I don’t like these customs which aim at making fun of people due to their marriage status at a certain age - German Schadenfreude at its worst.
The tradition is still living and well in the fashion, dress-making, etc… industries, as far as I know. It was still celebrated in my company (financial sector) ten years ago or so. And it was neither shaming nor dating aid, especially since 25 yo are pretty much all unmarried nowadays. That was a festivity including dressing up with some fancy/outrageous headgear (including the colour yellow, IIRC) and generally costume too, with a prize for the best headgear,and yes, a ball.
It also sometimes includes unmarried men aged 30 called the “Nicolas”. Those dress up as millers, IIRC.
Like pretty much everybody here, I regret this has been cancelled.

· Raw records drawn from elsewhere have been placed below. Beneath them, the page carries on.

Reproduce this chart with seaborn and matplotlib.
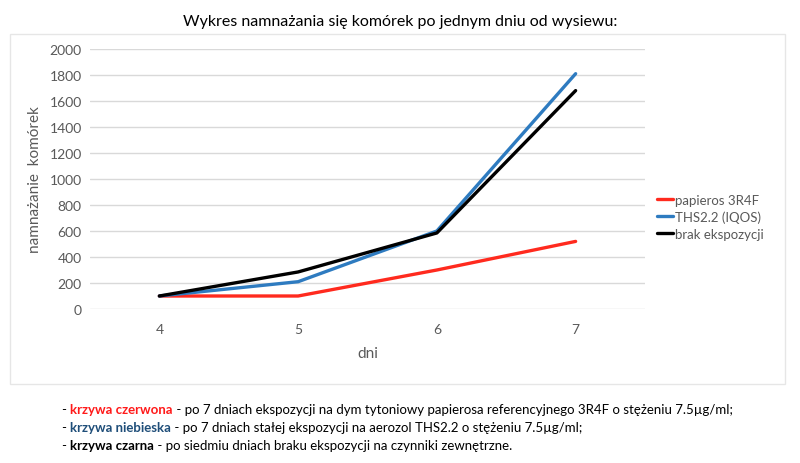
import matplotlib
matplotlib.use("Agg")
import matplotlib.pyplot as plt
import pandas as pd
import seaborn as sns

days = ["4", "5", "6", "7"]
series_names = ["papieros 3R4F", "THS2.2 (IQOS)", "brak ekspozycji"]
red_vals = [100, 100, 300, 520]
blue_vals = [100, 210, 600, 1810]
black_vals = [100, 285, 585, 1680]
colors = ["#FF2A1E", "#2E7BC0", "#000000"]

df = pd.DataFrame({
    "dni": days * 3,
    "value": red_vals + blue_vals + black_vals,
    "series": [s for s in series_names for _ in days],
})
df["x"] = df["dni"].astype(int)

sns.set_style("white")
plt.rcParams["font.family"] = ["Lato", "DejaVu Sans"]

fig = plt.figure(figsize=(8, 4.64), dpi=100)
fig.patch.set_facecolor("white")

# light frame of the chart area
frame = plt.Rectangle((10 / 800, 1 - 385 / 464), 775 / 800, 350 / 464,
                      transform=fig.transFigure, fill=False,
                      edgecolor="#E6E6E6", linewidth=1)
fig.add_artist(frame)

ax = fig.add_axes([90 / 800, 1 - 310 / 464, 555 / 800, 260 / 464])
sns.lineplot(data=df, x="x", y="value", hue="series", palette=colors,
             linewidth=2.4, ax=ax, legend=True)

ax.set_xlim(3.5, 7.5)
ax.set_ylim(0, 2000)
ax.set_xticks([4, 5, 6, 7])
ax.set_xticklabels(days)
ax.set_yticks(range(0, 2001, 200))
ax.tick_params(axis="both", colors="#595959", labelsize=10, length=0)
ax.tick_params(axis="x", pad=10)
ax.tick_params(axis="y", pad=6)
ax.grid(axis="y", color="#D9D9D9", linewidth=1)
ax.set_axisbelow(True)
for s in ax.spines.values():
    s.set_visible(False)

ax.set_xlabel("dni", color="#595959", fontsize=11, labelpad=8)
ax.set_ylabel("namnażanie  komórek", color="#595959", fontsize=11, labelpad=5)

leg = ax.legend(loc="center left", bbox_to_anchor=(1.0, 0.355), frameon=False,
                fontsize=9.5, handlelength=1.2, handletextpad=0.2,
                labelspacing=0.35)
for t in leg.get_texts():
    t.set_color("#595959")

fig.text(0.5, 1 - 22 / 464, "Wykres namnażania się komórek po jednym dniu od wysiewu:",
         ha="center", va="center", fontsize=11.5, color="#000000")

# notes below the chart
notes = [
    ("krzywa czerwona", "#FF1A1A", " - po 7 dniach ekspozycji na dym tytoniowy papierosa referencyjnego 3R4F o stężeniu 7.5µg/ml;"),
    ("krzywa niebieska", "#1F4E79", " - po 7 dniach stałej ekspozycji na aerozol THS2.2 o stężeniu 7.5µg/ml;"),
    ("krzywa czarna", "#000000", " - po siedmiu dniach braku ekspozycji na czynniki zewnętrzne."),
]
y0 = 410
for i, (key, col, rest) in enumerate(notes):
    t1 = fig.text(62 / 800, 1 - (y0 + 18 * i) / 464, "- ", fontsize=9.5,
                  va="center", color="#000000")
    t2 = ax.annotate(key, xy=(1, 0), xycoords=t1, va="bottom", ha="left",
                     fontsize=9.5, fontweight="bold", color=col)
    ax.annotate(rest, xy=(1, 0), xycoords=t2, va="bottom", ha="left",
                fontsize=9.5, color="#000000")

fig.savefig("out.png", dpi=100)
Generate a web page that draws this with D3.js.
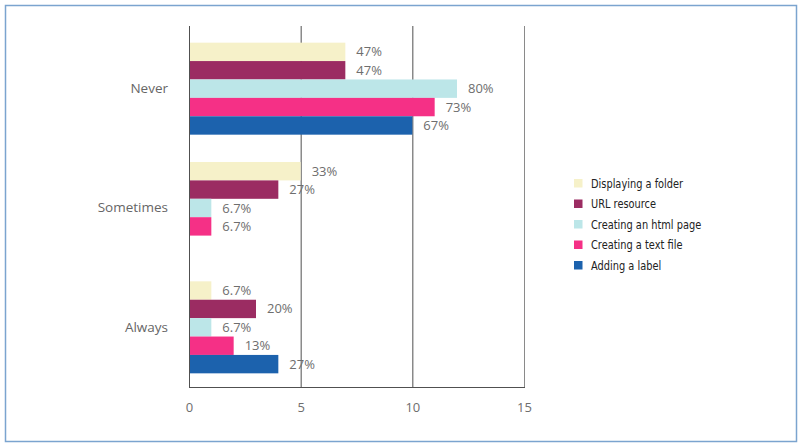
<!DOCTYPE html>
<html>
<head>
<meta charset="utf-8">
<script src="https://cdn.jsdelivr.net/npm/d3@7"></script>
<style>
  body { margin: 0; background: #fff; }
  svg text { font-family: "Open Sans", "Noto Sans", sans-serif; }
  .legend text { font-family: "Liberation Sans Narrow", "DejaVu Sans Condensed", "Liberation Sans", sans-serif; }
</style>
</head>
<body>
<div id="chart"></div>
<script>
const categories = ["Never", "Sometimes", "Always"];
const seriesNames = [
  "Displaying a folder",
  "URL resource",
  "Creating an html page",
  "Creating a text file",
  "Adding a label",
];
const seriesColors = ["#f6f1c9", "#9b2c62", "#bce6e8", "#f53086", "#1c62ad"];

// counts per category (Never, Sometimes, Always)
const displayingFolder = [7, 5, 1];
const urlResource = [7, 4, 3];
const htmlPage = [12, 1, 1];
const textFile = [11, 1, 2];
const addingLabel = [10, 0, 4];

const displayingFolderPct = ["47%", "33%", "6.7%"];
const urlResourcePct = ["47%", "27%", "20%"];
const htmlPagePct = ["80%", "6.7%", "6.7%"];
const textFilePct = ["73%", "6.7%", "13%"];
const addingLabelPct = ["67%", "", "27%"];

const xTicks = [0, 5, 10, 15];

const seriesValues = [displayingFolder, urlResource, htmlPage, textFile, addingLabel];
const seriesPct = [displayingFolderPct, urlResourcePct, htmlPagePct, textFilePct, addingLabelPct];

const width = 799;
const height = 444;

const svg = d3
  .select("#chart")
  .append("svg")
  .attr("width", width)
  .attr("height", height);

svg
  .append("rect")
  .attr("x", 5.5)
  .attr("y", 5.5)
  .attr("width", 791)
  .attr("height", 436)
  .attr("fill", "#fff")
  .attr("stroke", "#7ba4cf")
  .attr("stroke-width", 1.5);

const xScale = d3.scaleLinear().domain([0, 15]).range([189, 524]);
const yScale = d3.scaleBand().domain(categories).range([29, 387]);
const groupHeight = 92;
const y1 = d3.scaleBand().domain(seriesNames).range([0, groupHeight]);
const groupOffset = (yScale.bandwidth() - groupHeight) / 2;

// grid lines
svg
  .append("g")
  .selectAll("line")
  .data(xTicks)
  .enter()
  .append("line")
  .attr("x1", (d) => xScale(d) + 0.5)
  .attr("x2", (d) => xScale(d) + 0.5)
  .attr("y1", 26)
  .attr("y2", 387)
  .attr("stroke", (d) => (d === 15 ? "#8a8a8a" : "#505050"))
  .attr("stroke-width", 1);

svg
  .append("line")
  .attr("x1", xScale(0))
  .attr("x2", xScale(15) + 1)
  .attr("y1", 387.5)
  .attr("y2", 387.5)
  .attr("stroke", "#505050");

// x tick labels
const xAxis = d3.axisBottom(xScale).tickValues(xTicks).tickSize(0).tickPadding(16);
const xg = svg.append("g").attr("transform", "translate(0, 387)").call(xAxis);
xg.select(".domain").remove();
xg.selectAll("text")
  .attr("fill", "#6e6e6e")
  .style("font-size", "13px")
  .style("font-family", "'Open Sans', sans-serif");

// category labels
const yAxis = d3.axisLeft(yScale).tickSize(0).tickPadding(21);
const yg = svg.append("g").attr("transform", `translate(${xScale(0)}, 0)`).call(yAxis);
yg.select(".domain").remove();
yg.selectAll("text")
  .attr("fill", "#666")
  .style("font-size", "13.5px")
  .style("font-family", "'Open Sans', sans-serif");

// bars
const rows = [];
categories.forEach((cat, ci) => {
  seriesNames.forEach((s, si) => {
    rows.push({ cat, s, si, value: seriesValues[si][ci], pct: seriesPct[si][ci] });
  });
});

const bars = svg.append("g");
bars
  .selectAll("rect")
  .data(rows.filter((d) => d.value > 0))
  .enter()
  .append("rect")
  .attr("x", xScale(0) + 1)
  .attr("y", (d) => yScale(d.cat) + groupOffset + y1(d.s))
  .attr("width", (d) => xScale(d.value) - xScale(0) - 1)
  .attr("height", y1.bandwidth())
  .attr("fill", (d) => seriesColors[d.si]);

bars
  .selectAll("text")
  .data(rows.filter((d) => d.pct !== ""))
  .enter()
  .append("text")
  .attr("x", (d) => xScale(d.value) + 11)
  .attr("y", (d) => yScale(d.cat) + groupOffset + y1(d.s) + y1.bandwidth() / 2)
  .attr("dy", "0.35em")
  .attr("fill", "#6e6e6e")
  .style("font-size", "13px")
  .text((d) => d.pct);

// legend
const legend = svg.append("g").attr("class", "legend").attr("transform", "translate(574, 183)");
const legendRow = legend
  .selectAll("g")
  .data(seriesNames)
  .enter()
  .append("g")
  .attr("transform", (d, i) => `translate(0, ${i * 20.5})`);

legendRow
  .append("rect")
  .attr("x", 0)
  .attr("y", -4)
  .attr("width", 8.5)
  .attr("height", 8.5)
  .attr("fill", (d, i) => seriesColors[i]);

// condensed look: squeeze the text horizontally
legendRow
  .append("text")
  .attr("transform", "translate(17, 0) scale(0.84, 1)")
  .attr("dy", "0.35em")
  .attr("fill", "#222")
  .style("font-size", "13px")
  .text((d) => d);
</script>
</body>
</html>
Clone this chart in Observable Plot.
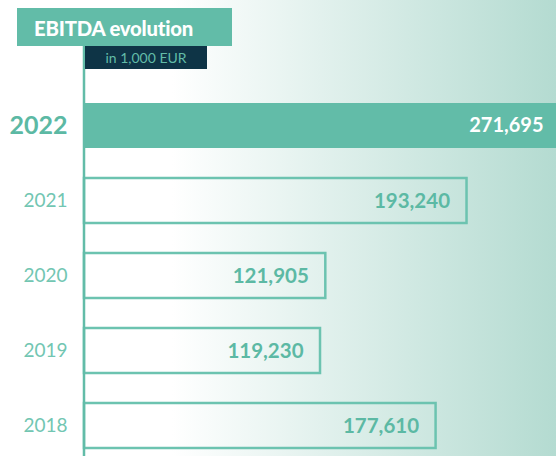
<!DOCTYPE html>
<html><head><meta charset="utf-8">
<script src="https://cdn.jsdelivr.net/npm/d3@7"></script>
<script src="https://cdn.jsdelivr.net/npm/@observablehq/plot@0.6"></script>
<style>
html,body{margin:0;padding:0;overflow:hidden;background:#fff}
#wrap{position:relative;width:556px;height:456px;overflow:hidden;background:linear-gradient(to right,#ffffff 0,#ffffff 172px,#b4dbd1 556px);font-family:Lato,sans-serif}
#title{position:absolute;left:17px;top:8px;width:215px;height:38px;background:#62bca8;color:#fff;font-weight:900;font-size:20.3px;line-height:41px;padding-left:17px;box-sizing:border-box;z-index:2;white-space:nowrap;letter-spacing:-0.2px}
#sub{position:absolute;left:85px;top:46px;width:122px;height:23px;background:#0e3446;color:#62bca8;font-size:14px;line-height:24px;text-align:center;z-index:2;white-space:nowrap}
#chart{position:absolute;left:0;top:0}
</style></head><body>
<div id="wrap"><div id="chart"></div><div id="title"></div><div id="sub"></div></div>
<script>
const titleText = "EBITDA evolution";
const subtitleText = "in 1,000 EUR";
const years = ["2022", "2021", "2020", "2019", "2018"];
const ebitda = [271695, 193240, 121905, 119230, 177610];
const highlightYear = "2022";
const xMax = 238440;

document.getElementById("title").textContent = titleText;
document.getElementById("sub").textContent = subtitleText;

const data = years.map((y, i) => ({year: y, value: ebitda[i]}));
const hi = data.filter(d => d.year === highlightYear);
const rest = data.filter(d => d.year !== highlightYear);
const fmt = d3.format(",");
const teal = "#62bca8";

const chart = Plot.plot({
  width: 556,
  height: 456,
  marginLeft: 84,
  marginRight: 0,
  marginTop: 46,
  marginBottom: 0,
  style: {background: "none", overflow: "hidden", fontFamily: "Lato, sans-serif"},
  x: {domain: [0, xMax], axis: null},
  y: {domain: years, paddingInner: 0.4, paddingOuter: 0.4333, align: 0.877, axis: null},
  marks: [
    Plot.barX(hi, {x: "value", y: "year", fill: teal, clip: true}),
    Plot.barX(rest, {x: "value", y: "year", fill: "none", stroke: "#6cc3b0", strokeWidth: 2.5}),
    Plot.ruleX([0], {stroke: teal, strokeWidth: 2.5, dx: -0.5}),
    Plot.text(hi, {x: d => Math.min(d.value, xMax), y: "year", text: d => fmt(d.value), textAnchor: "end", dx: -13, fill: "#ffffff", fontWeight: "bold", fontSize: 20}),
    Plot.text(rest, {x: "value", y: "year", text: d => fmt(d.value), textAnchor: "end", dx: -17, fill: "#5cb9a4", fontWeight: "bold", fontSize: 20.5}),
    Plot.text(hi, {x: 0, y: "year", text: "year", textAnchor: "end", dx: -17, fill: "#5cb9a4", fontWeight: "bold", fontSize: 25}),
    Plot.text(rest, {x: 0, y: "year", text: "year", textAnchor: "end", dx: -17, fill: "#72c6b2", fontSize: 19})
  ]
});
document.getElementById("chart").appendChild(chart);
</script>
</body></html>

Not because it was shocking or antifeminist, but in the name of efficiency : it costed money, people attending the pageant obviously weren’t working, there were legal and safety issues (what if there was an accident during the celebration?), etc…
It should have been Christmas Eve, of course.
The reference to Christmas cakes is old, from at least the 1970s when the average age of a first marriage for women was 24, so obviously it would not be that big of a deal to not unmarried at 25.
Likewise, the average age for women is now 29, even older than in the US, so 32 isn’t that much of a stretch.
To clarify, I don’t think the people who try to maintain the tradition today always do it deliberately for those two purposes ; but rather that the tradition is, anthropologically speaking, inherently about those things whether people realize it or not. If only because, well, why else would you require “eligible old maids” to identify themselves publicly ?
I don’t want to sound all social justice warriory about it, but it’s kind of the same deal as the Miss/Mrs dichotomy. Which the overwhelming majority of people use without any ill intent, because that’s just tradition and so on ; but if you stop to think about it for two seconds it’s kinda fucked up, isn’t it ? On the one hand you have women, who must identify as either sexually available or “out of the market”. On the other hand a guy is “Mister” all his life regardless of marital status, which implicitly means that the sexual restrictions of (traditional, monogamous) marriage don’t really apply.
It’s a tiny, tiny thing ; but within that inconsequential little detail ingrained deep within our daily lives still lies a microcosm of WTF. I feel the same about Catherinettes.
Although I might be biased there, admittedly - I only got exposed to the tradition twice IRL - once was a friend who had an honest to god “my biological clock is ticking”, “what the hell is wrong with me ?!” freak out when some guy bought her a slice of cake on her 25th St Cath ; the other was a hateful shrew of a CEO personal assistant/secretary who made it a point, every year, to single out each and every unmarried intern in the company on that day and sent them passive-aggressive little notes because while everything about her life (and job) was a disaster, at LEAST she was thoroughly unhappily married and could rub that in their faces.
These rituals and nicknames all help explain why there were so many sour and grumpy “old maids” out there. After a few balls where the women wore special hats, and being called old noodles, and having a wreath of boxes on my door, I’d be in a crappy mood, too.
I have heard Christmas Cake -kurisumasukeki [クリスマスケーキ] quite often referring not only to women who are unattached/unmarried at age 26 but also as a response to younger women/girls who reject the advances of a guy, typically not an acquaintance, trying to chat them up on the street.
[Guy] - “Hey, little sister, want to get a coffee?” (Japanese guys usually address unfamiliar girls they try to chat up as “little sister”)
[Girl] - Silence, continues walking.
[Guy] - “Hey, did you hear me?”
[Girl] - “I am a little…” puts head down, walks quickly away.
[Guy] - “Fuck off Christmas cake bitch!”
I have never heard anyone use New Years Noodle in real life.